There is also a glue that is sold in pellets for the same purpose (i.e.. wood).

Epoxy is also great to glue very large surfaces of wood : now it is widely used in boat building as it is very versatile (large and smaller surfaces, used as a coating resin too or as a filler with the correct additives : great material).

I fail to see if polyvinyl acetate is the same as polyurethane glue that is used with wood that retains some dampness ? Are they different ?

Anyway thanks for posting : i'll bookmark this page on my computer : very helpful.

U_eriksen (author)2015-01-23

An interesting thing I read about cyanoacrylate (10 second glue) is that the 'setting' of the glue is caused (and quickened) by moisture. This is why it is so darn good at glueing fingers together.

It also means that some CA glue connections can be helped along a bit by simply licking the surfaces beforehand (before applying the glue!).

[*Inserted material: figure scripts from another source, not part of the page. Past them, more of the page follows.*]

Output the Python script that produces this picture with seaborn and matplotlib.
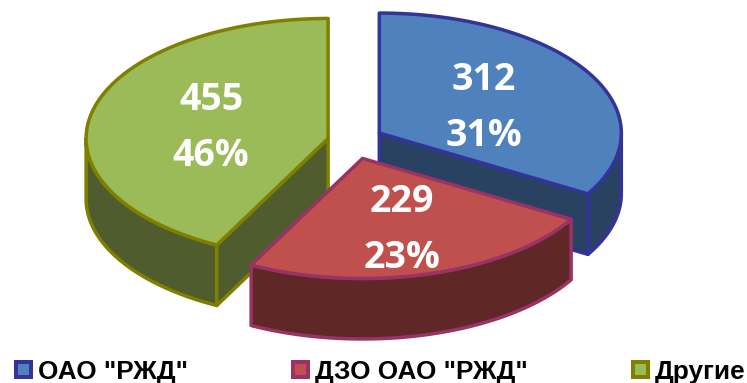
import numpy as np
import pandas as pd
import matplotlib
matplotlib.use("Agg")
import matplotlib.pyplot as plt
from matplotlib.patches import Patch
import seaborn as sns

categories = ['ОАО "РЖД"', 'ДЗО ОАО "РЖД"', 'Другие']
values = [312, 229, 455]
percents = ['31%', '23%', '46%']

top_colors = sns.color_palette(["#4F81BD", "#C0504D", "#9BBB59"])
side_colors = sns.color_palette(["#2A4262", "#5F2725", "#4F5D2E"])
edge_colors = sns.color_palette(["#333399", "#993366", "#808000"])

sns.set_theme(style="white")
plt.rcParams["font.family"] = ["Open Sans", "DejaVu Sans"]

# layout of the projected pie, in figure pixels
CX, CY = 355.5, 142.0
RX, RY = 242.0, 120.0
DEPTH = 60.5
EXPLODE_X, EXPLODE_Y = 28.0, 17.0
WARP = 5.1
LW = 3.5 * 72 / 100
LABEL_POS = [(484, 80), (402, 202), (211, 100)]
LABEL_GAP = 56


def warp(t):
    """Perspective-like shift of the clock angle (degrees)."""
    return t + WARP * (1 - np.cos(np.radians(t))) ** 1.25


def pt(cx, cy, t):
    r = np.radians(t)
    return cx + RX * np.sin(r), cy - RY * np.cos(r)


df = pd.DataFrame({"cat": categories, "val": values})
df["end"] = df["val"].cumsum() / df["val"].sum() * 360
df["start"] = df["end"].shift(fill_value=0)

fig = plt.figure(figsize=(7.47, 3.83), dpi=100)
ax = fig.add_axes([0, 0, 1, 1])
ax.set_xlim(0, 747)
ax.set_ylim(383, 0)
ax.axis("off")


def poly(xs, ys, face, edge, z):
    ax.fill(xs, ys, facecolor=face, edgecolor=edge, linewidth=LW,
            joinstyle="round", zorder=z)


for order, i in enumerate([2, 0, 1]):
    row = df.iloc[i]
    t0, t1 = warp(row["start"]), warp(row["end"])
    mid = warp((row["start"] + row["end"]) / 2)
    cx = CX + EXPLODE_X * np.sin(np.radians(mid))
    cy = CY - EXPLODE_Y * np.cos(np.radians(mid))
    z = 2 + order * 5

    # outer wall, the part that faces the viewer
    a0, a1 = max(t0, 90), min(t1, 270)
    if a1 > a0:
        ts = np.linspace(a0, a1, 80)
        x, y = pt(cx, cy, ts)
        poly(np.r_[x, x[::-1]], np.r_[y, y[::-1] + DEPTH],
             side_colors[i], edge_colors[i], z)

    # cut walls, when they face the viewer
    for t, vis in ((t1, 0 < t1 < 180), (t0, 180 < t0 < 360)):
        if vis:
            x, y = pt(cx, cy, t)
            poly([cx, x, x, cx], [cy, y, y + DEPTH, cy + DEPTH],
                 side_colors[i], edge_colors[i], z + 1)

    # top face
    ts = np.linspace(t0, t1, 160)
    x, y = pt(cx, cy, ts)
    poly(np.r_[cx, x], np.r_[cy, y], top_colors[i], edge_colors[i], z + 2)

for i, (lx, ly) in enumerate(LABEL_POS):
    ax.text(lx, ly, str(values[i]), color="white", fontsize=27, fontweight="bold",
            ha="center", va="center", zorder=30)
    ax.text(lx, ly + LABEL_GAP, percents[i], color="white", fontsize=27, fontweight="bold",
            ha="center", va="center", zorder=30)

handles = [Patch(facecolor=top_colors[i], edgecolor=edge_colors[i], linewidth=4 * 72 / 100,
                 label=categories[i]) for i in range(3)]
FS = 18.8
PX = FS * 100 / 72
ax.legend(handles=handles, ncol=3, frameon=False, loc="lower left",
          bbox_to_anchor=(15 / 747, -2 / 383), borderpad=0.05, borderaxespad=0,
          handlelength=14.5 / PX, handleheight=14.5 / PX, handletextpad=7 / PX,
          columnspacing=105.5 / PX, labelcolor="black",
          prop={"family": "Liberation Sans", "weight": "bold", "size": FS})

fig.savefig("out.png", dpi=100)
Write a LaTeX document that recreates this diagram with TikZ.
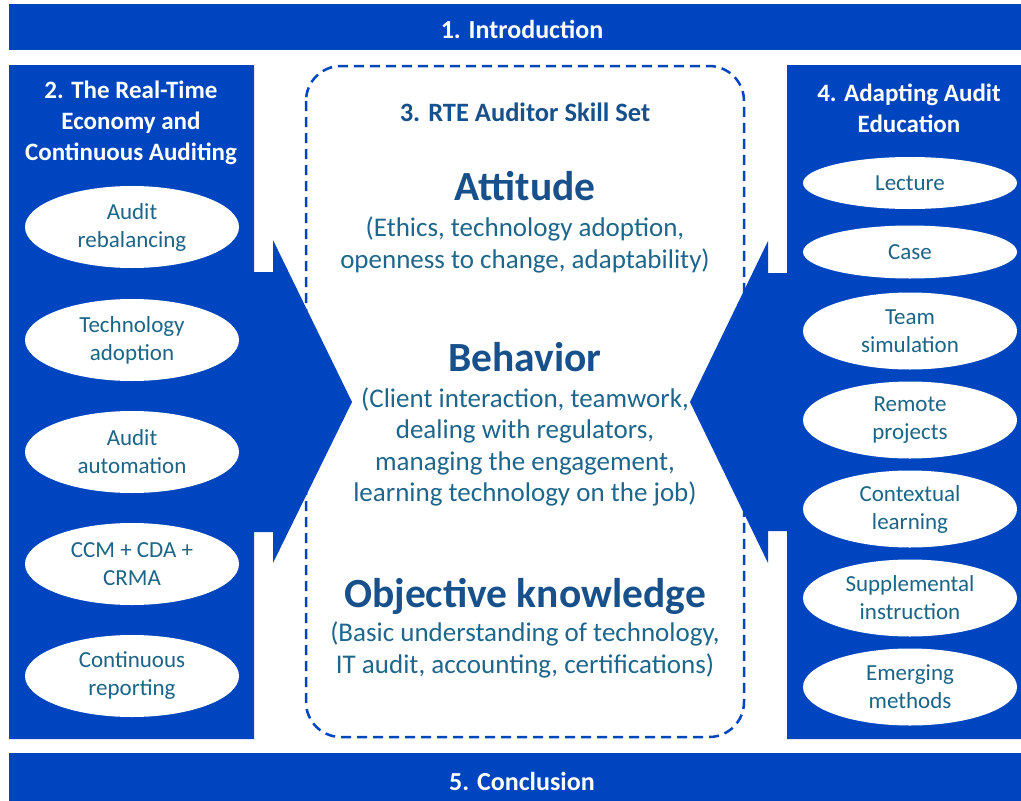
\documentclass[tikz,border=0pt]{standalone}
\usepackage{fontspec}
\setmainfont{Carlito}
\usetikzlibrary{shapes.geometric}
\definecolor{panelblue}{HTML}{0045C0}
\definecolor{headtext}{HTML}{17508A}
\definecolor{bodytext}{HTML}{1F668C}
\definecolor{ovaltext}{HTML}{1C6587}
\begin{document}
\begin{tikzpicture}[x=1pt,y=-1pt,
  panel/.style={fill=panelblue,draw=none},
  bartext/.style={text=white,font=\fontsize{26}{31}\selectfont\bfseries,inner sep=0},
  paneltitle/.style={text=white,font=\fontsize{25}{31}\selectfont\bfseries,align=center,inner sep=0},
  oval/.style={ellipse,fill=white,draw=none,minimum width=214pt,inner sep=0,
    text=ovaltext,align=center,font=\fontsize{23}{28}\selectfont},
  skilltitle/.style={text=headtext,font=\fontsize{26.5}{31}\selectfont\bfseries,inner sep=0},
  skillname/.style={text=headtext,font=\fontsize{41.5}{46}\selectfont\bfseries,inner sep=0},
  skilltext/.style={text=bodytext,font=\fontsize{27}{31.5}\selectfont,align=center,inner sep=0},
  skillframe/.style={draw=panelblue,line width=2.5pt,dash pattern=on 10pt off 6pt,rounded corners=35pt}]
\useasboundingbox (0,0) rectangle (1021,801);
\fill[white] (0,0) rectangle (1021,801);

% top and bottom bars
\fill[panel] (9,4) rectangle (1021,50);
\node[bartext] (intro) at (522,29) {1. Introduction};
\fill[panel] (9,753) rectangle (1021,801);
\node[bartext] (concl) at (522,781) {5. Conclusion};

% dashed frame of the skill set (drawn first, the arrows cover it)
\draw[skillframe] (306,66) rectangle (744,737);

% left panel with its arrow
\fill[panel] (9,65) -- (254,65) -- (254,272) -- (273,272) -- (273,240) -- (352,402)
  -- (273,563) -- (273,532) -- (254,532) -- (254,739) -- (9,739) -- cycle;
% right panel with its arrow
\fill[panel] (787,65) -- (1021,65) -- (1021,739) -- (787,739) -- (787,531) -- (768,531)
  -- (768,563) -- (690,402) -- (768,241) -- (768,273) -- (787,273) -- cycle;

% left panel content
\node[paneltitle] (rte) at (131,123) {2. The Real-Time\\Economy and\\Continuous Auditing};
\node[oval,minimum height=82pt] (l1) at (132,227) {Audit\\rebalancing};
\node[oval,minimum height=82pt] (l2) at (132,340) {Technology\\adoption};
\node[oval,minimum height=82pt] (l3) at (132,452) {Audit\\automation};
\node[oval,minimum height=82pt] (l4) at (132,564) {CCM + CDA +\\CRMA};
\node[oval,minimum height=82pt] (l5) at (132,676) {Continuous\\reporting};

% right panel content
\node[paneltitle] (edu) at (909,108) {4. Adapting Audit\\Education};
\node[oval,minimum height=52pt] (r1) at (910,183) {Lecture};
\node[oval,minimum height=53pt] (r2) at (910,252) {Case};
\node[oval,minimum height=77pt] (r3) at (910,331) {Team\\simulation};
\node[oval,minimum height=77pt] (r4) at (910,420) {Remote\\projects};
\node[oval,minimum height=77pt] (r5) at (910,509) {Contextual\\learning};
\node[oval,minimum height=77pt] (r6) at (910,598) {Supplemental\\instruction};
\node[oval,minimum height=77pt] (r7) at (910,687) {Emerging\\methods};

% skill set content
\node[skilltitle] (skills) at (525,112) {3. RTE Auditor Skill Set};
\node[skillname] (att) at (525,186) {Attitude};
\node[skilltext] (attx) at (525,245) {(Ethics, technology adoption,\\openness to change, adaptability)};
\node[skillname] (beh) at (525,357) {Behavior};
\node[skilltext] (behx) at (525,447) {(Client interaction, teamwork,\\dealing with regulators,\\managing the engagement,\\learning technology on the job)};
\node[skillname] (obj) at (525,596) {Objective knowledge};
\node[skilltext] (objx) at (525,650) {(Basic understanding of technology,\\IT audit, accounting, certifications)};
\end{tikzpicture}
\end{document}
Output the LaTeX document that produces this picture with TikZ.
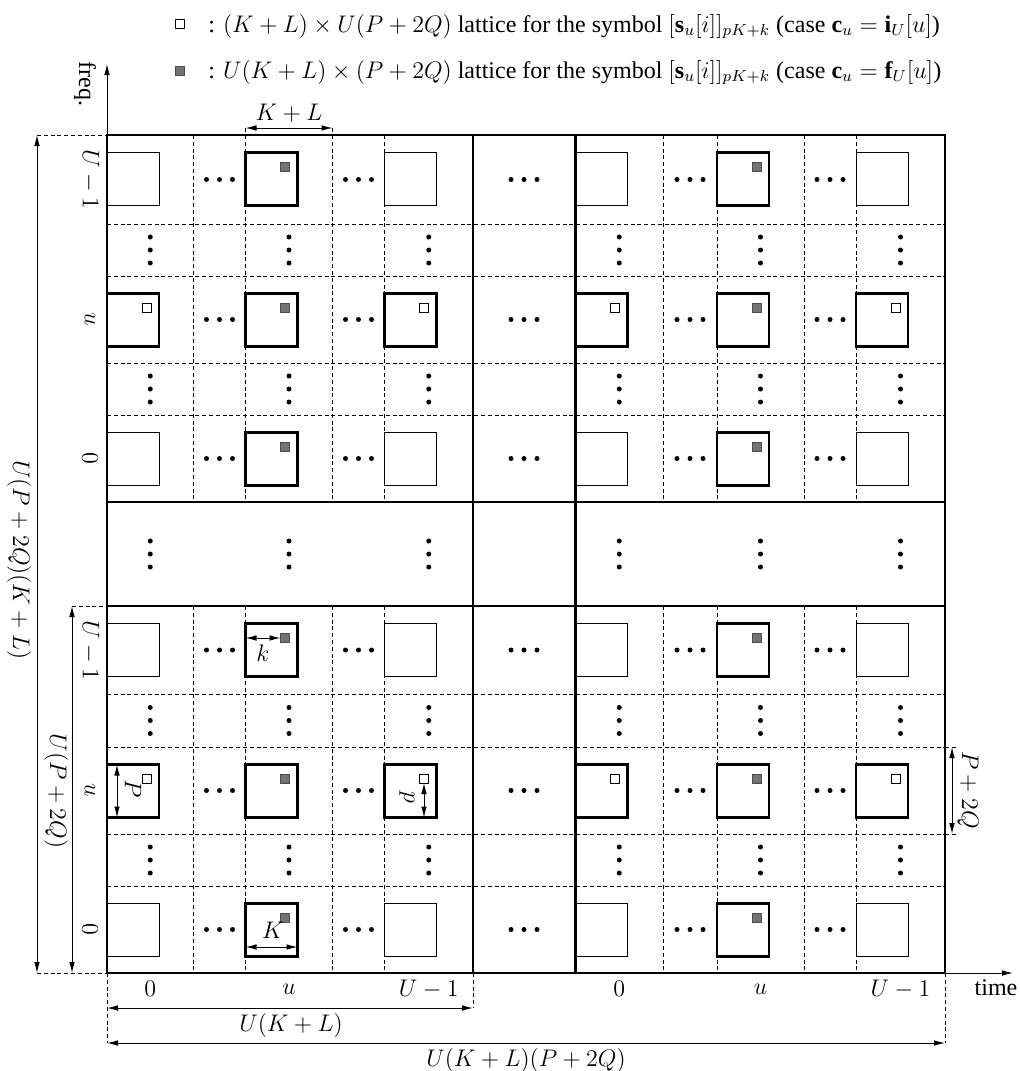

jscanlan (author)2015-01-22

If you want to polish small pieces of stone use dop wax -- hard green --- I use large spikes; 20 penny nails To remove stone from the dop put it in the freezer for a bit. The wax is more resistant to shock and heat than most glues.

grapenut (author)2015-01-22

Great instructable. Thanks for explaining all the different names for Elmers. Many have called it modge podge, which google revealed as polyvinyl acetate. Now I know what everyone is talking about.

the.mom.1956 (author)2015-01-22

Very informative. Thank you.

User1 (author)2015-01-22

Alot of great replies here to your 'able. I'm a bit perplexed as to why you would include soldering on your steps here. There's plenty to deal with just with what other stuff you had presented. Heck you could have written this up with just doing the different lock-tite options out there too!

RobertA2 (author)2015-01-22

Quick tip for Super Glue. If you cut yourself, use Super Glue to seal the cut. Super Glue USP [the USP makes it more expensive] is what doctors use in operating rooms, Veterinarians use it when declawing a cat. It does sting a bit but it does the job.

kerront (author)2015-01-22

Thank you for taking the time to make this instructable. I take it these are just 8 popular types of adhesives or methods that most persons already know a few. I like the rice one did not know that. very informative.

Suzanne in Orting (author)2015-01-22

One use I saw is using Super Glue in combination with a long curing glue. Leave a small void in the long curing glue a place a drop of Super glue so that you don't have to hold the two pieces until the glue cures.

Suzanne in Orting, WA

KentR1 (author)2015-01-22

For homebrew I make my own beer bottle labels and read online to use milk for gluing the label to the bottle. Works great on dry, room temp bottle and will stick on well unless bottle gets soaked (like ice bucket). Will stay on in refigerator and then comes off in warm water to reuse the bottle. So add milk to the list of organic glues....

mf70 (author)2015-01-22

A wonderful idea: t I like the idea of finding larger basic groups, but as others have commented, there are a number of other basic groups, many with their own particular qualities. Hide glues, for instance, are reversible. A chair assembled with hide glue can be disassembled in 100 years, for example.

I'm still finding new "stickums": I just ran into a (probably rubber-based) glue that had remained very tacky after 20 years!

LesB (author)2015-01-22

Craftech Industries offers a free "Guide to Gluing
Plastics".This can be very helpful,
as plastics in general are difficult to bond.In preparing this guide the company lab-tested adhesives for difficult
plastics such as polycarbonate and PTFE.

Craftech
Industries

Daiso sells an adhesive for plastics.Don't know how good it is, but for a
buck-fifty, it's worth checking out.

I don't know what type this next adhesive is, but reviewers
claim it makes an excellent general adhesive and that it can even adhere to
glass.

UV6800
at Amazon

Sam Grove (author)LesB2015-01-22

UC6800 is a variation of E6000 and will stick to many surfaces, including glass.

Sam Grove (author)2015-01-22

I suggest investigating styrene based adhesive (E6000). It's good for many applications, from bonding metals, insulating electrical connections, fastening decorative stones to fabric, etc.